Gay couples -- from Iowa and other states -- can begin getting married in 21 days. Opponents of same-sex marriage have reported that they will not appeal the case to the US Supreme Court, but plan to try to pass a constitutional amendment banning same-sex marriage. According to the NY Times, though, doing so would require "the state legislature to
approve a ban on same-sex marriage in two consecutive sessions after
which voters would have a chance to weigh in." This is not considered likely to happen.
Today's ruling not only affects the lives of LGBT Iowans, but also has a significant national impact as it shifts the terms of the debate about the country's mood on this issue. It establishes a toe hold in the Midwest, and challenges the notion that gay marriage will only be legalized in states with political climates like those of Massachusetts and Connecticut.

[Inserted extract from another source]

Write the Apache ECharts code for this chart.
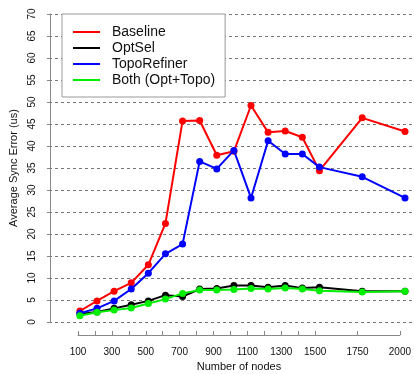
<!DOCTYPE html>
<html>
<head>
<meta charset="utf-8">
<script src="https://cdn.jsdelivr.net/npm/echarts@6/dist/echarts.min.js"></script>
<style>
html,body{margin:0;padding:0;background:#fff;}
#chart{width:414px;height:374px;}
</style>
</head>
<body>
<div id="chart"></div>
<script>
var nodes = [100,200,300,400,500,600,700,800,900,1000,1100,1200,1300,1400,1500,1750,2000];
var baseline = [2.5,4.8,7.0,8.9,13.0,22.4,45.7,45.8,37.9,38.8,49.2,43.1,43.4,42.0,34.4,46.4,43.3];
var optSel = [1.8,2.3,3.1,3.9,4.8,6.1,5.8,7.5,7.6,8.3,8.3,7.9,8.3,7.7,7.9,7.0,7.0];
var topoRefiner = [2.0,3.1,4.8,7.5,11.1,15.5,17.7,36.5,34.8,39.0,28.2,41.2,38.2,38.2,35.2,33.0,28.2];
var both = [1.4,2.2,2.7,3.2,4.2,5.2,6.5,7.3,7.3,7.4,7.6,7.5,7.7,7.5,7.1,6.8,7.0];
var xTickValues = [100,200,300,400,500,600,700,800,900,1000,1100,1200,1300,1400,1500,1750,2000];
var xLabelValues = [100,300,500,700,900,1100,1300,1500,1750,2000];
var seriesNames = ['Baseline','OptSel','TopoRefiner','Both (Opt+Topo)'];
var seriesColors = ['#ff0000','#000000','#0000ff','#00ee00'];
var seriesData = [baseline, optSel, topoRefiner, both];

function pairs(arr){ return nodes.map(function(n,i){ return [n, arr[i]]; }); }

var font = 'Liberation Sans, Arial, Helvetica, sans-serif';
var chart = echarts.init(document.getElementById('chart'), null, {renderer:'canvas'});
var option = {
  animation: false,
  backgroundColor: '#fff',
  textStyle: {fontFamily: font},
  grid: [
    {left: 78, right: 9, top: 14, bottom: 52},
    {left: 49, right: 0, top: 14, bottom: 52},
    {left: 78, right: 9, top: 334, height: 1}
  ],
  xAxis: [
    {
      type: 'value', gridIndex: 0, min: 100, max: 2000, show: false
    },
    {
      type: 'value', gridIndex: 1, min: 0, max: 1, show: false
    },
    {
      type: 'value', gridIndex: 2, min: 100, max: 2000, position: 'bottom',
      name: 'Number of nodes', nameLocation: 'middle', nameGap: 26,
      nameTextStyle: {fontSize: 11, color: '#111', fontFamily: font},
      axisLine: {show: true, lineStyle: {color: '#888', width: 1}},
      axisTick: {show: true, inside: true, length: 4, customValues: xTickValues, lineStyle: {color: '#888'}},
      axisLabel: {customValues: xLabelValues, fontSize: 10, color: '#111', margin: 12, fontFamily: font,
        formatter: function(v){ return String(v); }},
      splitLine: {show: false}
    }
  ],
  yAxis: [
    {
      type: 'value', gridIndex: 0, min: 0, max: 70, interval: 5, offset: 30,
      name: 'Average Sync Error (us)', nameLocation: 'middle', nameGap: 27,
      nameTextStyle: {fontSize: 11, color: '#111', fontFamily: font},
      axisLine: {show: true, lineStyle: {color: '#888', width: 1}},
      axisTick: {show: true, length: 3, lineStyle: {color: '#888'}},
      axisLabel: {rotate: 90, fontSize: 10, color: '#111', margin: 13, fontFamily: font},
      splitLine: {show: false}
    },
    {
      type: 'value', gridIndex: 1, min: 0, max: 70, interval: 5,
      axisLine: {show: false}, axisTick: {show: false}, axisLabel: {show: false},
      splitLine: {show: true, lineStyle: {color: '#777', type: [3, 3], width: 1}}
    },
    {
      type: 'value', gridIndex: 2, min: 0, max: 1, show: false
    }
  ],
  legend: {
    data: seriesNames.map(function(n){ return {name: n}; }),
    orient: 'vertical', left: 62, top: 14,
    icon: 'rect', itemWidth: 27, itemHeight: 2, itemGap: 2,
    padding: [11, 10, 10, 11],
    backgroundColor: '#fff', borderColor: '#999', borderWidth: 1, borderRadius: 0,
    textStyle: {fontSize: 14, color: '#111', fontFamily: font, padding: [0,0,0,7]}
  },
  series: seriesNames.map(function(n, k){
    return {
      name: n, type: 'line', xAxisIndex: 0, yAxisIndex: 0,
      data: pairs(seriesData[k]),
      symbol: 'circle', symbolSize: 7,
      lineStyle: {color: seriesColors[k], width: 2},
      itemStyle: {color: seriesColors[k]},
      z: 3 + k
    };
  })
};
chart.setOption(option);
</script>
</body>
</html>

This is good news, and is just the kind of fortification that our movement needs. But it also raises big strategic questions for the national LGBT movement.
I'll put this bluntly: Iowa has beat California, New York, Vermont, New Hampshire, New Jersey, and Rhode Island in legalizing gay marriage, turning on its head the very foundation of our movement's national strategy to win marriage equality. Clearly, this isn't a race. But stop and think about it for a second. Iowa got there before California.

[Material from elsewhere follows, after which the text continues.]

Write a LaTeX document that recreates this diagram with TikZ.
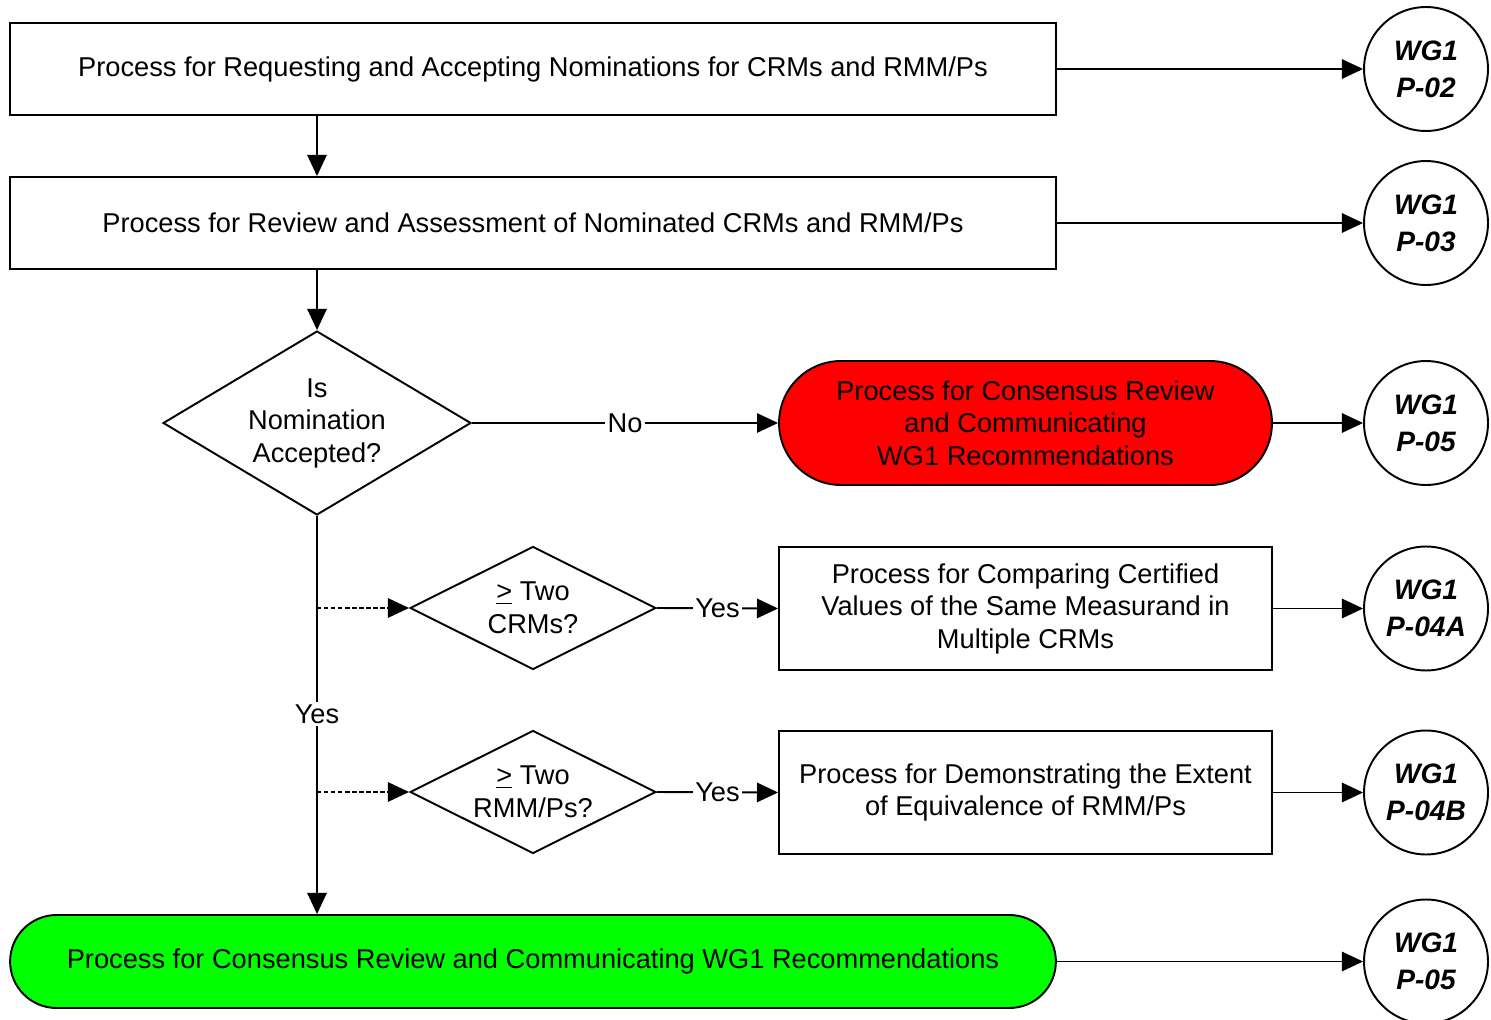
\documentclass[tikz,border=0pt]{standalone}
\usepackage{fontspec}
\setmainfont{Liberation Sans}
\usetikzlibrary{shapes.geometric,shapes.misc,arrows.meta}
\begin{document}
\begin{tikzpicture}[x=0.02cm,y=-0.02cm,
 every node/.style={font=\fontsize{15.5}{18.5}\selectfont, align=center, inner sep=0pt},
 proc/.style={draw, line width=1.1pt, rectangle},
 dec/.style={draw, line width=1.1pt, diamond},
 term/.style={draw, line width=1.1pt, rounded rectangle},
 refc/.style={draw, line width=1.1pt, circle, minimum size=2.48cm, font=\fontsize{16}{21}\selectfont\bfseries\itshape},
 arr/.style={line width=1.1pt, -{Triangle[length=12pt,width=11pt]}},
 dotarr/.style={arr, dash pattern=on 2.5pt off 1.5pt},
 lbl/.style={fill=white, inner sep=1.5pt}]
\useasboundingbox (0,0) rectangle (1491,1020);
% process boxes
\node[proc, minimum width=20.92cm, minimum height=1.84cm] (b1) at (533,69) {Process for Requesting and Accepting Nominations for CRMs and RMM/Ps};
\node[proc, minimum width=20.92cm, minimum height=1.84cm] (b2) at (533,223) {Process for Review and Assessment of Nominated CRMs and RMM/Ps};
\node[dec, shape aspect=1.67, minimum width=6.16cm, minimum height=3.68cm] (d1) at (317,423) {Is\\Nomination\\Accepted?};
\node[term, fill=red, minimum width=9.86cm, minimum height=2.48cm] (r) at (1025.5,423) {Process for Consensus Review\\and Communicating\\WG1 Recommendations};
\node[dec, shape aspect=2, minimum width=4.92cm, minimum height=2.46cm] (d2) at (533,608) {\underline{>} Two\\CRMs?};
\node[proc, minimum width=9.86cm, minimum height=2.46cm] (b3) at (1025.5,608.5) {Process for Comparing Certified\\Values of the Same Measurand in\\Multiple CRMs};
\node[dec, shape aspect=2, minimum width=4.92cm, minimum height=2.46cm] (d3) at (533,792) {\underline{>} Two\\RMM/Ps?};
\node[proc, minimum width=9.86cm, minimum height=2.46cm] (b4) at (1025.5,792.5) {Process for Demonstrating the Extent\\of Equivalence of RMM/Ps};
\node[term, fill=green, minimum width=20.92cm, minimum height=1.86cm] (g) at (533,961.5) {Process for Consensus Review and Communicating WG1 Recommendations};
% reference circles
\node[refc] (c1) at (1426,69) {WG1\\P-02};
\node[refc] (c2) at (1426,223) {WG1\\P-03};
\node[refc] (c3) at (1426,423) {WG1\\P-05};
\node[refc] (c4) at (1426,608.5) {WG1\\P-04A};
\node[refc] (c5) at (1426,792.5) {WG1\\P-04B};
\node[refc] (c6) at (1426,961.5) {WG1\\P-05};
% junctions on the main vertical line
\coordinate (j1) at (317,608);
\coordinate (j2) at (317,792);
% connectors
\draw[arr] (b1.east) -- (c1.west);
\draw[arr] (b2.east) -- (c2.west);
\draw[arr] (r.east) -- (c3.west);
\draw[arr] (b3.east) -- (c4.west);
\draw[arr] (b4.east) -- (c5.west);
\draw[arr] (g.east) -- (c6.west);
\draw[arr] (b1.south -| d1.north) -- (b2.north -| d1.north);
\draw[arr] (b2.south -| d1.north) -- (d1.north);
\draw[arr] (d1.east) -- node[lbl]{No} (r.west);
\draw[arr] (d1.south) -- node[lbl, pos=0.4975]{Yes} (g.north -| d1.south);
\draw[dotarr] (j1) -- (d2.west);
\draw[dotarr] (j2) -- (d3.west);
\draw[arr] (d2.east) -- node[lbl]{Yes} (b3.west);
\draw[arr] (d3.east) -- node[lbl]{Yes} (b4.west);
\end{tikzpicture}
\end{document}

We have been operating on the (flawed) premise that the only way to win marriage equality is to make incremental gains in the nation's most progressives states, while more or less ignoring regions like the Midwest and South because they are deemed unwinnable.

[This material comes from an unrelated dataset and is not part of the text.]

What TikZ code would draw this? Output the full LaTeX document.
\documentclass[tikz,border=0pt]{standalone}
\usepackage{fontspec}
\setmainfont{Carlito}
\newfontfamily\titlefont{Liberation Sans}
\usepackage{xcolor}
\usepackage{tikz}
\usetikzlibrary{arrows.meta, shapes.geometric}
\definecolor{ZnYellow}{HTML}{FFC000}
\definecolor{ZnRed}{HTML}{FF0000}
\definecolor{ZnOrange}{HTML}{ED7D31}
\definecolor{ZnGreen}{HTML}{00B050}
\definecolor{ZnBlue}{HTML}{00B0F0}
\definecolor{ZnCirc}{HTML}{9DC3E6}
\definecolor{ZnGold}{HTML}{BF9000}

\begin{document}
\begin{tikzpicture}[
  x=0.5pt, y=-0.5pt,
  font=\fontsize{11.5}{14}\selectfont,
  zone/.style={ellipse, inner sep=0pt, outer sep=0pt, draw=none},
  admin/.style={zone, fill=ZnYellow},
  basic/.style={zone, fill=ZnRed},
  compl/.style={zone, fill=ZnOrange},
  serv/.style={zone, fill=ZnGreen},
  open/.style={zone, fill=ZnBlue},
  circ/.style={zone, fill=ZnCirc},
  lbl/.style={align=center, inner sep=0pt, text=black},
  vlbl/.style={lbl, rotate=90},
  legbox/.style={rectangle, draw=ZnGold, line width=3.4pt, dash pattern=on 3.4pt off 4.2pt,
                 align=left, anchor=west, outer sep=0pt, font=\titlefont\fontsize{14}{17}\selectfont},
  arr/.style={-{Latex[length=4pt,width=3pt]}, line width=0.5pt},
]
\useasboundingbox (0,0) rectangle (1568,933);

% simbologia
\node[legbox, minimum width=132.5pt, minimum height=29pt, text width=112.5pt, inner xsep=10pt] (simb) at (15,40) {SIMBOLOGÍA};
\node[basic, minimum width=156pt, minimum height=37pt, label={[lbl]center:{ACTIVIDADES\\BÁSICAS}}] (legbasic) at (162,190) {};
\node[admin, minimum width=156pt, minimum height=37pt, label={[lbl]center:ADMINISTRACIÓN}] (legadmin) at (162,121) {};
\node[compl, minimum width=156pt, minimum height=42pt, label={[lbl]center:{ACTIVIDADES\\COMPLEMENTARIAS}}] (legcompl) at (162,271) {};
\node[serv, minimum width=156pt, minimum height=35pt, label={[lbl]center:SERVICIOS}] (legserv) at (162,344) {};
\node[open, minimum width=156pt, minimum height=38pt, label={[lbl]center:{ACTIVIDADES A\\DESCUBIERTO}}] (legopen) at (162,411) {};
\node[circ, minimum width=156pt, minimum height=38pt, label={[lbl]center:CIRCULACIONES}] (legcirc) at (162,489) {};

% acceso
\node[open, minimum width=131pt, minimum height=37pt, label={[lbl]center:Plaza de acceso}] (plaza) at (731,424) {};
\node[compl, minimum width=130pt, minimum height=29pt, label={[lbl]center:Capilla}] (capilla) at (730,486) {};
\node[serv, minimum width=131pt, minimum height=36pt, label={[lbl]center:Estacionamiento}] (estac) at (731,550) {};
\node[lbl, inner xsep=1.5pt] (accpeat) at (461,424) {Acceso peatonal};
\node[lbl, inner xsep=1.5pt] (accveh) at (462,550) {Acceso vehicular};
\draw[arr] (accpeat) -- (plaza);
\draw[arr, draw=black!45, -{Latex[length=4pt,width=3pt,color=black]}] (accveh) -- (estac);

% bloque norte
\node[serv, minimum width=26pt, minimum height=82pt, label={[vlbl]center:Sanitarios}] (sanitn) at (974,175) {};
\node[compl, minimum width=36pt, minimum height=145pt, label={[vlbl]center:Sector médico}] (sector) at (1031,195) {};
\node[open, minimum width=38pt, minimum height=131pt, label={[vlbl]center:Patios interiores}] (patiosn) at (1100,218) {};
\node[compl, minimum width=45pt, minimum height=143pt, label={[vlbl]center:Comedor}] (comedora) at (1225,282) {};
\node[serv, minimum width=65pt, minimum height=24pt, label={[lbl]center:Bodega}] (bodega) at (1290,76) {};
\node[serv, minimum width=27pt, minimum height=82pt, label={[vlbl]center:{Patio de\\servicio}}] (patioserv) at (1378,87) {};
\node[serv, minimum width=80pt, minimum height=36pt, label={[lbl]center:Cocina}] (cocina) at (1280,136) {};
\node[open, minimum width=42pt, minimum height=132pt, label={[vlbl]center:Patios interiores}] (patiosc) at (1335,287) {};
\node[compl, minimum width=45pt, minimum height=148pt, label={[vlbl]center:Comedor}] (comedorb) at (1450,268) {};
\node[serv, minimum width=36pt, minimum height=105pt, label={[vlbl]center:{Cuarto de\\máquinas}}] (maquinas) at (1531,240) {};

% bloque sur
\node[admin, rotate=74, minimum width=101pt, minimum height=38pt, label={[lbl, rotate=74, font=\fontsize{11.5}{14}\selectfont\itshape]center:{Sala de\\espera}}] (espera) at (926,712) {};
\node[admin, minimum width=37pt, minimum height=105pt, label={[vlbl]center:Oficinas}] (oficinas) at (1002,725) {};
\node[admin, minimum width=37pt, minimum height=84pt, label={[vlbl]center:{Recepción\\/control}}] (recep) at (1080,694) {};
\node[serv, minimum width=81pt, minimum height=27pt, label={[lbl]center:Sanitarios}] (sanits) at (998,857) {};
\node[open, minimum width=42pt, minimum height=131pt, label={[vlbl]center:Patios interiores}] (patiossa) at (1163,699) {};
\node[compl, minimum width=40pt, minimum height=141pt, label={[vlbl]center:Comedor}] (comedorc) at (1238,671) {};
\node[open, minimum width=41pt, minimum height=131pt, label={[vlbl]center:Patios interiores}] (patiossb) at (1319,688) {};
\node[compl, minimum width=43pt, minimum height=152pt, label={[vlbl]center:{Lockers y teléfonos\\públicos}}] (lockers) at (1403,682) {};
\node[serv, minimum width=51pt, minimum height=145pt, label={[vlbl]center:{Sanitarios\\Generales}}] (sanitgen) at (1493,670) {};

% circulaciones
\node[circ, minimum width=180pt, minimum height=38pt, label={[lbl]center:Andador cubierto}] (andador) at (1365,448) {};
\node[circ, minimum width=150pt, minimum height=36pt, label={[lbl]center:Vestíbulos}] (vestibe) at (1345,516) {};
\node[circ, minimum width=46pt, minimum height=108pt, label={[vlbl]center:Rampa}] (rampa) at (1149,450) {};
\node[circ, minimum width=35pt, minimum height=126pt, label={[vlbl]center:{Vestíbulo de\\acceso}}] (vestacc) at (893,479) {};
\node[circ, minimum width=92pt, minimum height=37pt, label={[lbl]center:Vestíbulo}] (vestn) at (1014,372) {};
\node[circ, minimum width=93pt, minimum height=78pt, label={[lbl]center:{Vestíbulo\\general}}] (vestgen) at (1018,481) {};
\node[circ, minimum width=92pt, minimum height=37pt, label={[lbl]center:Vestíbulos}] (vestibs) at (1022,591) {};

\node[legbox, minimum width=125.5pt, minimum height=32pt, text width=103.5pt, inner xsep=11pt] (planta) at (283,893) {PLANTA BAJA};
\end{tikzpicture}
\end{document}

This is a misguided path, for the same reasons that the Democratic Party was misguided in its insistence between 2000 and 2004 that it could the win the White House by campaigning in only 16 states. You don't win a national campaign by simply flying over the majority of the nation as you hop from White Parties in Miami to black tie fundraisers in DC to opening night screenings of MILK in San Francisco. You win a national campaign by working in all 50-states and devoting resources to states like Iowa and North Carolina, which have been overlooked because of a thin reading of regional trends and which possess the potential for wins like this. Our national organizations need to get this, and quickly.
This ruling is the result of people and organizations, including Lambda Legal and One Iowa, pursuing a true national strategy. The more we do this, the more we will win.